7. The first rap song enters the Top 40
When the Sugar Hill Gang released Rapper’s Delight in 1979, it was the first rap song to make it into the Top 40. What many take for granted today was completely new and previously unheard at the time. The song made hip-hop culture known to a wider audience. Quite a few people thought that rap was a trend that would soon be over. In fact, as we all know, they were proven wrong. Despite all the prophecies of doom, rap and hip-hop have established themselves with gigantic sales figures. Not infrequently, these are figures that other genres from rock to pop can only dream of.
8. The death of Ian Curtis and the birth of New Order
A tragic moment for the history of rock was the early death of Ian Curtis. The band Joy Division left a strong impression with their dark, bass-driven yet energetic music and Ian Curtis’ lyrics. Then the drama: when Curtis committed suicide in May 1980, the true scope of the subtexts became clear. From the ashes rose the phoenix to lead the alternative dance music of the 1980s: New Order. The fusion of guitar-heavy new wave music with electronica and house influences emerged; the Madchester scene was born and with it the foundation for the Britpop era that burgeoned a decade later. Ian Curtis died too soon, but he left an absolutely defining legacy.

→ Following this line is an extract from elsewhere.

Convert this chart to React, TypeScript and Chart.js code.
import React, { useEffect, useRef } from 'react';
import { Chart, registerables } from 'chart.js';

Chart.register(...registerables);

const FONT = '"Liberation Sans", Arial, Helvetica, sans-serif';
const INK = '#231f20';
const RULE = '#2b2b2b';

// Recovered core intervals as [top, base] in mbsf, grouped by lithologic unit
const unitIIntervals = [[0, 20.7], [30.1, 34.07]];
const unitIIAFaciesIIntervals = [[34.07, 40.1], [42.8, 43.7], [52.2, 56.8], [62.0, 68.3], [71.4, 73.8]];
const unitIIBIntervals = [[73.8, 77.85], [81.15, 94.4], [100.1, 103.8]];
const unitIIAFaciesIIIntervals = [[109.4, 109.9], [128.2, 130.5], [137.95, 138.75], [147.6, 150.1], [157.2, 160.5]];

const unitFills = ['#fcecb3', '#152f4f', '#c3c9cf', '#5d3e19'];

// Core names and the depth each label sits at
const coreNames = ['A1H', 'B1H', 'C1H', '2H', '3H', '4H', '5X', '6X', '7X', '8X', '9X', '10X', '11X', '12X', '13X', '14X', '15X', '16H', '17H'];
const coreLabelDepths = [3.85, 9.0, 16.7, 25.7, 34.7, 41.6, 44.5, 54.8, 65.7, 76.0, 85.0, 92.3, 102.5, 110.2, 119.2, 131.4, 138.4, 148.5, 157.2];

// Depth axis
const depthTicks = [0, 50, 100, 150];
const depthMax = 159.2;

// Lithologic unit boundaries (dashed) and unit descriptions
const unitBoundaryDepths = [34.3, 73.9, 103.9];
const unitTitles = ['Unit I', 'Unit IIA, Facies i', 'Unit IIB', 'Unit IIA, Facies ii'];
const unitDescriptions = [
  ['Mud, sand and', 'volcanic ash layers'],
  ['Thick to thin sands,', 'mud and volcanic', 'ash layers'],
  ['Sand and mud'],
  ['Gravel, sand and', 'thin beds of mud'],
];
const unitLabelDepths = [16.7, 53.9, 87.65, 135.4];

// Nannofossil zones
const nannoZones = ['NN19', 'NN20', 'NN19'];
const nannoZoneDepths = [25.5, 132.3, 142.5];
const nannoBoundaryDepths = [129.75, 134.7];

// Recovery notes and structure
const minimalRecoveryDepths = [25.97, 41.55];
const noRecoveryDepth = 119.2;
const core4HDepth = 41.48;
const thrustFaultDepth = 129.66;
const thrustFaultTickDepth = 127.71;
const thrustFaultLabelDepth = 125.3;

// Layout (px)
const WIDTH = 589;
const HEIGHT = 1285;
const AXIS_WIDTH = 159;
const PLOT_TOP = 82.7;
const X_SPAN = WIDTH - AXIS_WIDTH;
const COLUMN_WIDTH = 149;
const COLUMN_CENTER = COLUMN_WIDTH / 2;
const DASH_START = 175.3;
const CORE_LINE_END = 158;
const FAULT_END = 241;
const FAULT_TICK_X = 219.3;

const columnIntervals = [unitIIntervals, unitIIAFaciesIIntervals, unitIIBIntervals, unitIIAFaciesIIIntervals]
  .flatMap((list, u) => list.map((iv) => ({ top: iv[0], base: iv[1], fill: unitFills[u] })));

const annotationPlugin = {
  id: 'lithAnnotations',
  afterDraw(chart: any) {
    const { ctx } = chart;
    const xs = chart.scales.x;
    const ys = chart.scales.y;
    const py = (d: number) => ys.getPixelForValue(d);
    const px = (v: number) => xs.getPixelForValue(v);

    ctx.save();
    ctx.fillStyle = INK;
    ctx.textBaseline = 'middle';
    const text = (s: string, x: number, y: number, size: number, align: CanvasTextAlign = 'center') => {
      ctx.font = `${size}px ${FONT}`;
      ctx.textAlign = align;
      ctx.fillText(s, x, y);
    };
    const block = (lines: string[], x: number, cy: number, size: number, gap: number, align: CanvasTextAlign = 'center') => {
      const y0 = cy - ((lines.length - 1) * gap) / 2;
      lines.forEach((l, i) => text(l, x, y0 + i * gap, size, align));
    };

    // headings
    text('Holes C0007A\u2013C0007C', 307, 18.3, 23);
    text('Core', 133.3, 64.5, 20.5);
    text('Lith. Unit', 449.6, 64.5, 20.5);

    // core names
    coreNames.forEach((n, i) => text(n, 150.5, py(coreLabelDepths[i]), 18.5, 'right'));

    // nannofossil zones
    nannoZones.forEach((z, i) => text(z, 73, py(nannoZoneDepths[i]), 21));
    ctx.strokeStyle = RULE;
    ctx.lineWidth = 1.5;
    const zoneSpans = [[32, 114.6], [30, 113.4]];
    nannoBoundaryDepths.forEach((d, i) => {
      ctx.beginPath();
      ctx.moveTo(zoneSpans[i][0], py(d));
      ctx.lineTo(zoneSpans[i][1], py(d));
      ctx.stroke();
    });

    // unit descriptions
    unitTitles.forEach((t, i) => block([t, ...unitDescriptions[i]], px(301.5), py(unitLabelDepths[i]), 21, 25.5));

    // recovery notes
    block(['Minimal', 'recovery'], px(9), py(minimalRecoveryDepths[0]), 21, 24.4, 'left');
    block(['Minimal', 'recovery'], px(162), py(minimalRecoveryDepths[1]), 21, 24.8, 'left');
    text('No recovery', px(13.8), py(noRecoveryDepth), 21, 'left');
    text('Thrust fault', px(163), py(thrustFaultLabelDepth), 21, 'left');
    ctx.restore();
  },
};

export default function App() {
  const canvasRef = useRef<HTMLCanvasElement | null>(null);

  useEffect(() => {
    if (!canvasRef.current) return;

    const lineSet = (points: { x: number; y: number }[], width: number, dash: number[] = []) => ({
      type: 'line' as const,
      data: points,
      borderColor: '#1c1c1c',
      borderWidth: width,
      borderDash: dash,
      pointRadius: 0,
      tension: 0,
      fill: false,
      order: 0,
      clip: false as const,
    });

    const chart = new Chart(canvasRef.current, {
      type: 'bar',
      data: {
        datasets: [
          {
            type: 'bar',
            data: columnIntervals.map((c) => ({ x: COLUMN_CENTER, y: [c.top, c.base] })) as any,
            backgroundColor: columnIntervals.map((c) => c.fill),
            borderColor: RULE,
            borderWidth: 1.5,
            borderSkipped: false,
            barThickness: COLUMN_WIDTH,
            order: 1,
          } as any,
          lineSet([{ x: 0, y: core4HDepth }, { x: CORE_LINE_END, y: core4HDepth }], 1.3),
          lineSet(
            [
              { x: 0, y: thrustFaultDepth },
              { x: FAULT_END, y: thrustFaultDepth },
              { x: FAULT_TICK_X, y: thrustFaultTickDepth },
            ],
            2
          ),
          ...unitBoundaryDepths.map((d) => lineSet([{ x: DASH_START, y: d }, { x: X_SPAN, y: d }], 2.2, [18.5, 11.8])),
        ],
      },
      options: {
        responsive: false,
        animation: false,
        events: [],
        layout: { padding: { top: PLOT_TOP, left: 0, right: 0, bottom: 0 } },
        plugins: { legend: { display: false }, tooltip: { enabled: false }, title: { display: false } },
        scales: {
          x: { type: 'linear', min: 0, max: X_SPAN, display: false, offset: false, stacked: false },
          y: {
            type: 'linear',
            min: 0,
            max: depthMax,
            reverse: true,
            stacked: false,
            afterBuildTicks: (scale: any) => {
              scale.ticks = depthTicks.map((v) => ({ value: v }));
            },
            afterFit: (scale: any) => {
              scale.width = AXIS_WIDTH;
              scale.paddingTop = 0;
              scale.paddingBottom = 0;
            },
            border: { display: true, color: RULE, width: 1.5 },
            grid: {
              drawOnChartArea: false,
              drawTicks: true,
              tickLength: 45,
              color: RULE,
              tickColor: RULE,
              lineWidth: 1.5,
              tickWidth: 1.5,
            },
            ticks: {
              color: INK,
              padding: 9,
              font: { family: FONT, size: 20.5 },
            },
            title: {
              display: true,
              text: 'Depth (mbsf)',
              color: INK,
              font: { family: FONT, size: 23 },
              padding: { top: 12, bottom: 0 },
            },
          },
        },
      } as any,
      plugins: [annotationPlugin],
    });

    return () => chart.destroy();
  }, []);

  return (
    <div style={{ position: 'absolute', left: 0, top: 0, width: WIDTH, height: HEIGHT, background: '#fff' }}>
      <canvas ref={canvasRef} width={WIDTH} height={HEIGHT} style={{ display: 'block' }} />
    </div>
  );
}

9. Nirvana destroyed hair metal
In the ’80s to the beginning of the ’90s, hair metal music, often considered superficial and overly commercialised, dominated. The hard rock clichés of endless parties with mind-altering substances, leggings with leopard patterns and co. were used up. Then came the alternative bands who no longer cared about this uniformed nimbus: grunge was lifted out of the cradle. First and foremost Nirvana around the icon Kurt Cobain. From 1991 onwards, they were the new role models who did their thing, addressed uncomfortable truths and thus shaped an entire generation.